_TASK INPUT:_
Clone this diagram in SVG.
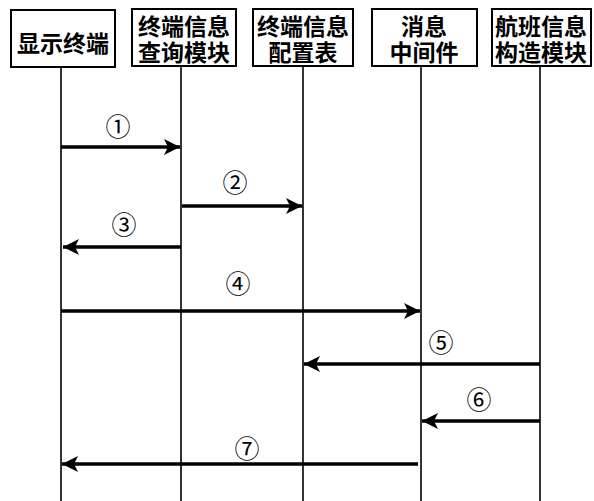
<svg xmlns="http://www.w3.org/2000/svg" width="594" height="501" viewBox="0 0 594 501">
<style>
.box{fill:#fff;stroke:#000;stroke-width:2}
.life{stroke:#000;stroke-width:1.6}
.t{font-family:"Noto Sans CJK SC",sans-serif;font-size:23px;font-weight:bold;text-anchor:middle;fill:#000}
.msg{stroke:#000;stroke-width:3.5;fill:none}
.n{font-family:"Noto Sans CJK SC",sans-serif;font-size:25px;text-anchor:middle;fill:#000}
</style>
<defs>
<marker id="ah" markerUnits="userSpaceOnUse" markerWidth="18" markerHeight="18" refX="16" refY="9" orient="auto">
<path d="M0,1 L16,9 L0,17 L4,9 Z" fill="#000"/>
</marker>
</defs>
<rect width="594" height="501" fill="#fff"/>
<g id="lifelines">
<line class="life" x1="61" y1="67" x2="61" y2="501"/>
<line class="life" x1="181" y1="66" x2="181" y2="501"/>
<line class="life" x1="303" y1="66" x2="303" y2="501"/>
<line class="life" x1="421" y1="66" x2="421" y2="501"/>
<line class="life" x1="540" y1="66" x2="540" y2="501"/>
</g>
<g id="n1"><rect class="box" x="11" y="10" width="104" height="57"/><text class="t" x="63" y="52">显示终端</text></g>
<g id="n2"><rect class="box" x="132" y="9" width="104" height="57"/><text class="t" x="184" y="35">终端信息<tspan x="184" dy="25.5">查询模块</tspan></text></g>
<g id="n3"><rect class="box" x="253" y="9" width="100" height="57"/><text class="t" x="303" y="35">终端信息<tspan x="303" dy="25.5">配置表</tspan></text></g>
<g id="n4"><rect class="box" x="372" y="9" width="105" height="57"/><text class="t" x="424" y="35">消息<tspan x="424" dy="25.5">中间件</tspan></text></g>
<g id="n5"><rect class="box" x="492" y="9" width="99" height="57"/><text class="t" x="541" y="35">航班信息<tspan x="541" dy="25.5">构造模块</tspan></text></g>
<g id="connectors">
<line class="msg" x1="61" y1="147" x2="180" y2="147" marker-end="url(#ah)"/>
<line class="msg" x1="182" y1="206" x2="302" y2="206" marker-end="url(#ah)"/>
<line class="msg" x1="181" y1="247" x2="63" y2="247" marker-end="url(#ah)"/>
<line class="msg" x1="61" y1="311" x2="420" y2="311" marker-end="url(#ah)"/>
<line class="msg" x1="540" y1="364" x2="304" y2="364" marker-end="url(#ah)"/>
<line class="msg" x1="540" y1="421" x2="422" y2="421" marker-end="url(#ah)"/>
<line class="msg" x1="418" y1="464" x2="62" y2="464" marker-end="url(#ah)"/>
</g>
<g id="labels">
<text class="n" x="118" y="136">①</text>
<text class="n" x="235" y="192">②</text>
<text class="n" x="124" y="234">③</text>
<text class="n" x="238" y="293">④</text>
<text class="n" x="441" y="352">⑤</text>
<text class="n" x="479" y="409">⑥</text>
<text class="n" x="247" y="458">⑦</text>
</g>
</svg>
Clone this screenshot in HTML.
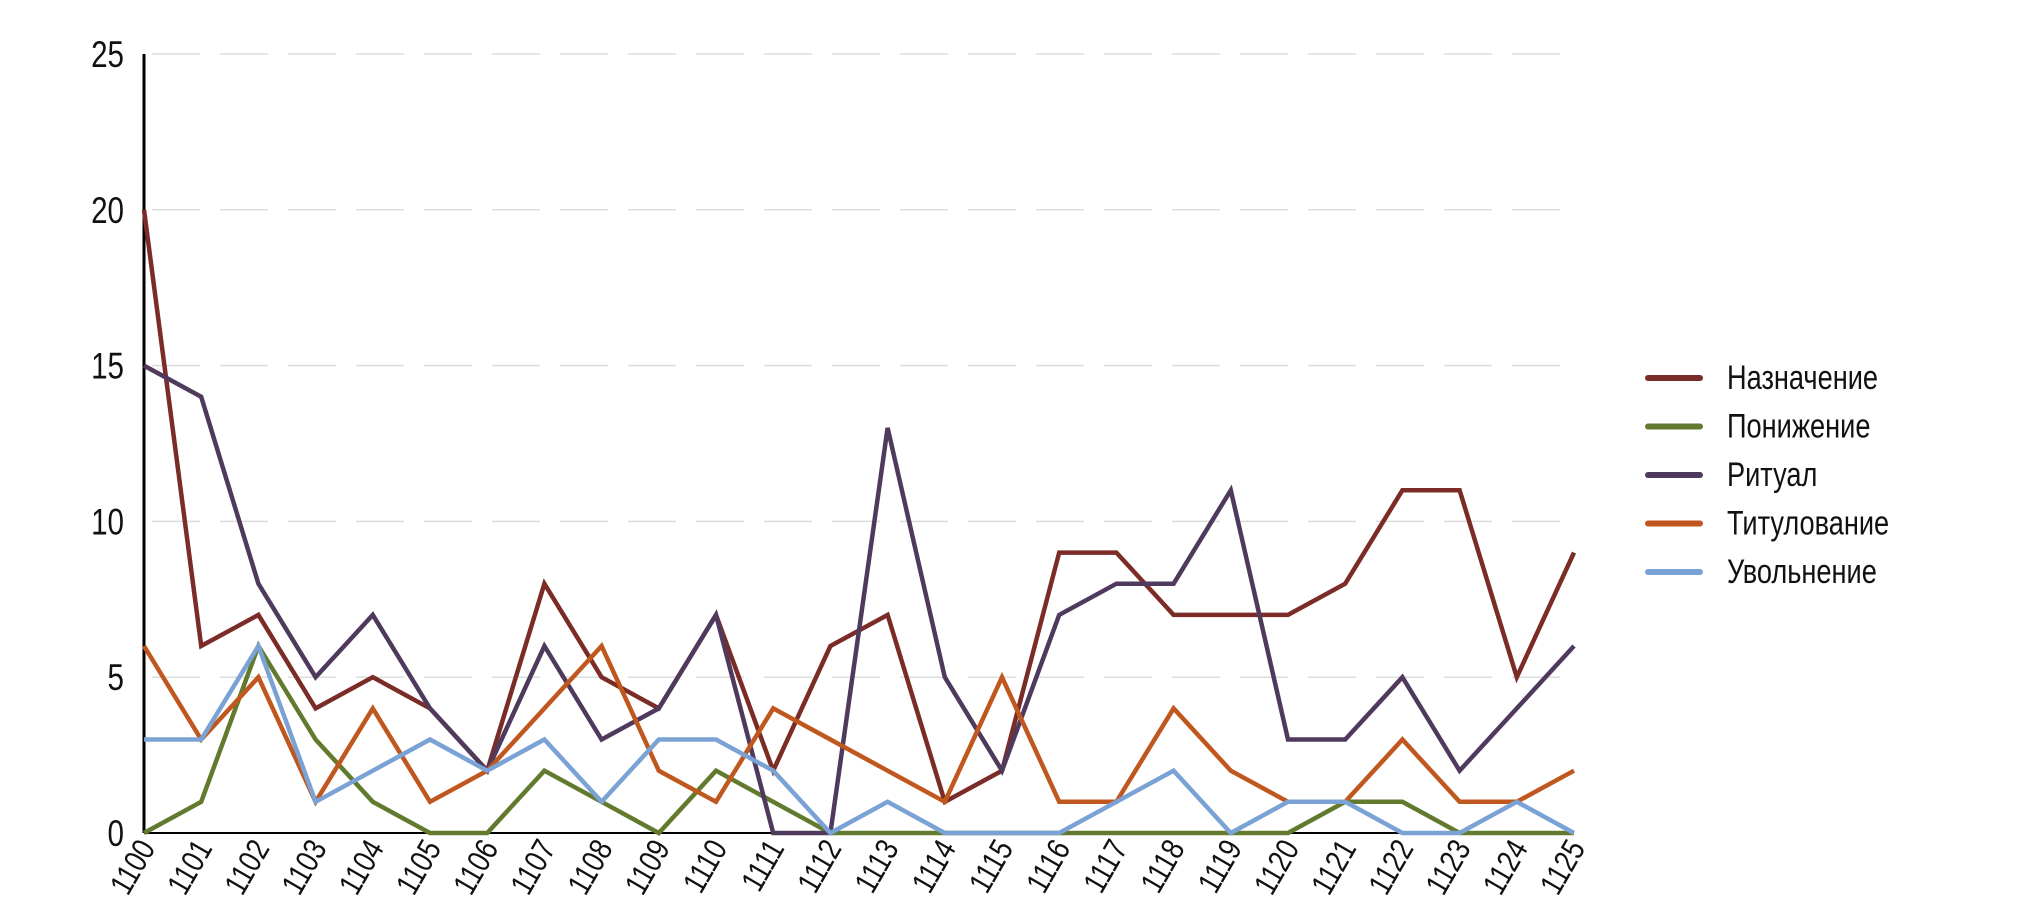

_THE TASK:_ Copy, from the material, each line that holds the string "Clone".

_RIGHT ANSWER:_
Clone this diagram in SVG.
Clone this screenshot in HTML.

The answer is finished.